3 parties are involved in the staging of an
IPL match : The BCCI – IPL, the State Association and the Franchise. The State Association (Maharashtra Cricket Association) had
hired us for Venue Management, while IMG had been hired by BCCI – IPL to
execute the event. The Franchise (Sahara Pune Warriors) had a plethora of agencies to do their
bidding.
Because the 9th and final match
at the Subroto Roy Sahara Stadium was a playoff match, the dynamics completely
changed. The Franchise is thrown out of the equation, and their
responsibilities are divided between the SA and BCCI.
One of the major changes that takes place
is the re-branding of the stadium. The stadium was stripped of anything with
the Sahara logo, and replaced with IPL branding. While this was not really our
responsibility, we did take pleasure in yanking down, with great gusto all that
was Sahara’s and with it removed our frustration of the past few weeks. While
most of it was easy to deal with, there was one thing that we could not get rid
of. And that brings me to my greatest personal logistical nightmare, WATER.
Every spectator in the stadium is entitled
to free water. This means about 34,000 people need to be provided with easy
access to free water, while keeping in mind cost and space constraints. It
translates into thousands of litres of water, and truly tiresome and tedious
exercises of planning, stocking and distributing. Since Sahara had been
providing their own brand of water for the previous matches, we had only 3 days
to master it. While it now sounds like a mean task, the memories of the first
few matches that were host to water-riots that were worthy of the Sahara desert
had us sweating. And the fact that made everything even more gruesome – The
rulebook (or the sponsorship guidelines) did not allow us to distribute the
(200 ml packed) water glasses that Sahara had so kindly left behind in
thousands. That meant we had to transport, hide, drink, bury or somehow make
these glasses disappear, and replace the stalls with unbranded water glasses.
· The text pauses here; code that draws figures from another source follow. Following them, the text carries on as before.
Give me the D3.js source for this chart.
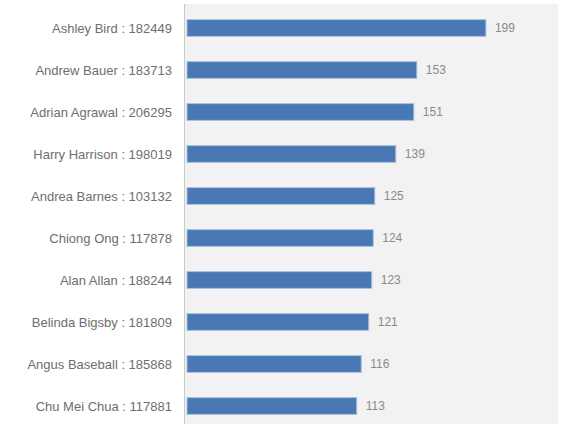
<!DOCTYPE html>
<html>
<head>
<meta charset="utf-8">
<script src="https://cdn.jsdelivr.net/npm/d3@7"></script>
<style>
  body { margin: 0; background: #fff; }
  svg text { font-family: "Liberation Sans", Arial, sans-serif; }
</style>
</head>
<body>
<div id="chart"></div>
<script>
  // Data.
  var names = ['Ashley Bird', 'Andrew Bauer', 'Adrian Agrawal', 'Harry Harrison', 'Andrea Barnes',
               'Chiong Ong', 'Alan Allan', 'Belinda Bigsby', 'Angus Baseball', 'Chu Mei Chua'];
  var ids = ['182449', '183713', '206295', '198019', '103132',
             '117878', '188244', '181809', '185868', '117881'];
  var values = [199, 153, 151, 139, 125, 124, 123, 121, 116, 113];

  var width = 568, height = 433;
  var plot = { left: 184, right: 558, top: 7, bottom: 427 };

  var svg = d3.select('#chart').append('svg')
    .attr('width', width)
    .attr('height', height);

  var x = d3.scaleLinear()
    .domain([0, 247])
    .range([plot.left + 3, plot.left + 3 + 371]);

  var y = d3.scaleBand()
    .domain(d3.range(values.length))
    .range([plot.top, plot.bottom])
    .paddingInner(0.6)
    .paddingOuter(0.3);

  // plot background
  svg.append('rect')
    .attr('x', plot.left)
    .attr('y', plot.top - 3)
    .attr('width', plot.right - plot.left)
    .attr('height', plot.bottom - plot.top)
    .attr('fill', '#f2f2f2');

  svg.append('line')
    .attr('x1', plot.left + 0.5).attr('x2', plot.left + 0.5)
    .attr('y1', plot.top - 3).attr('y2', plot.bottom - 3)
    .attr('stroke', '#c8c8c8');

  var rows = svg.selectAll('g.row')
    .data(values)
    .enter().append('g')
    .attr('class', 'row');

  rows.append('rect')
    .attr('x', x(0))
    .attr('y', function(d, i) { return y(i); })
    .attr('width', function(d) { return x(d) - x(0); })
    .attr('height', y.bandwidth())
    .attr('fill', '#4a78b4')
    .attr('stroke', '#a9c0de')
    .attr('stroke-width', 1);

  rows.append('text')
    .attr('x', function(d) { return x(d) + 9; })
    .attr('y', function(d, i) { return y(i) + y.bandwidth() / 2; })
    .attr('dy', '0.35em')
    .attr('font-size', 12)
    .attr('fill', '#8a8a8a')
    .text(function(d) { return d; });

  rows.append('text')
    .attr('x', plot.left - 12)
    .attr('y', function(d, i) { return y(i) + y.bandwidth() / 2; })
    .attr('dy', '0.35em')
    .attr('text-anchor', 'end')
    .attr('font-size', 13)
    .attr('fill', '#6e6e6e')
    .text(function(d, i) { return names[i] + ' : ' + ids[i]; });
</script>
</body>
</html>
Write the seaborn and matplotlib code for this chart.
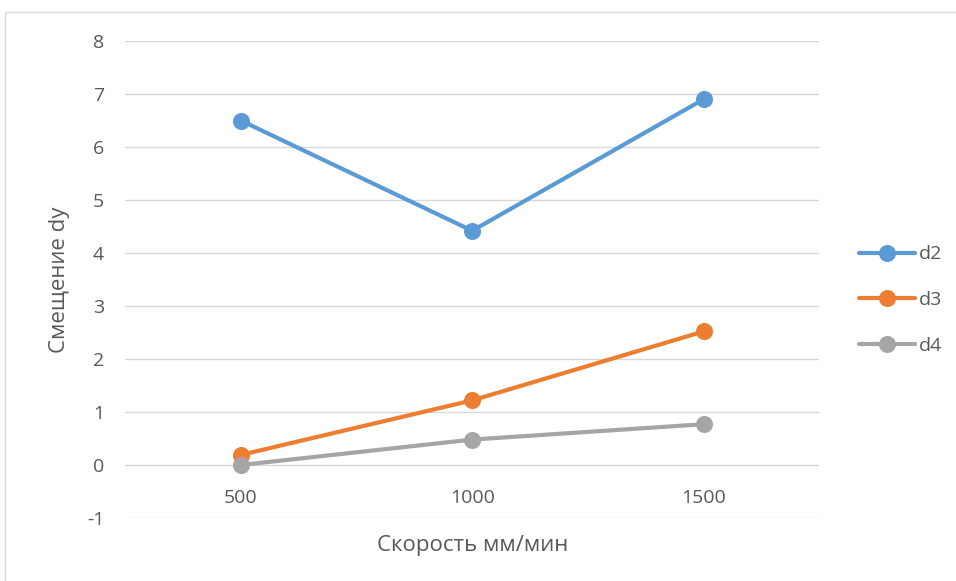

I
won’t go into further details except to say that in the end, we managed to pull
it off – 5 truckloads of water glasses were unloaded and stocked in 2 days, the
Sahara water was put to good use, and no one went thirsty on match day.
They say “Practise makes perfect”. While I
think they were referring to on-field, it definitely applies to off-the-field
as well.
By the 9th match, even the most
random problems were met with a quick solution from everyone in my team. I
think large part of the credit goes the general resolution made to utilize
every pocket in our jeans or track pants. I spent a large part of the first
match running literally around the stadium, trying to procure a last minute
parking pass for a commentator. From then on, I carried extra passes with me
wherever I went. The officials shivered away in their cabin because the AC
remote could not be located. By the 9th match, my colleague had in
his pockets not only the AC, but also the TV, Tata Sky remote. I think he left
out his music system remote because he ran out of pockets. Everyone had their
‘tool’ – or the Leatherman Multi-tool that is the loyal companion of any self
respecting event manager. Some people even carried extra cell phone batteries!
Desperate measures |
The only other party that had learned as much
as us, in my opinion was the Police. In the first few matches only the
designated number showed up for duty. But, as the season progressed, their
conscientiousness and diligence in protecting the people came to light. Every
person in the task force took it as his personal responsibility to be inside
the stadium, whether he or she had been assigned there, or not. If the gates
were locked, they squeezed through gaps in them. If their accreditations were
blocked, they put into effect the “what’s yours is mine” rule and found one
that wasn’t. They helped the match organizers find every weak spot in the
system, by exploiting it themselves.
Private security however pulled up their
socks right till their knees. The game changer was an army camp type briefing,
where orders were barked by the Security Manager at decibel levels so high that
no one dared to slack. Even the rest of us dared not speak, and stood meekly in
the corner even though we were supposed to be leading the briefing.
The accreditation team had to re-accredit
the staff working for the play-off. I was so terrified after the first
experience, that the idea of re-doing it all in a span of 3 days nearly sent me
into a coma. However I decided it would be more fruitful to organise the
process and be meticulous (in a way that would make my poor mother, who spends
half her time locating my misplaced possessions, wonder if her daughter had
suffered a concussion), and that worked out for the better.
All other parties similarly ironed out the
creases in their functioning. I can now proudly state that whatever the result
on the scoreboard, we, as the ones who slaved behind the sightscreens, emerged
victorious at the end of the IPL 5 season.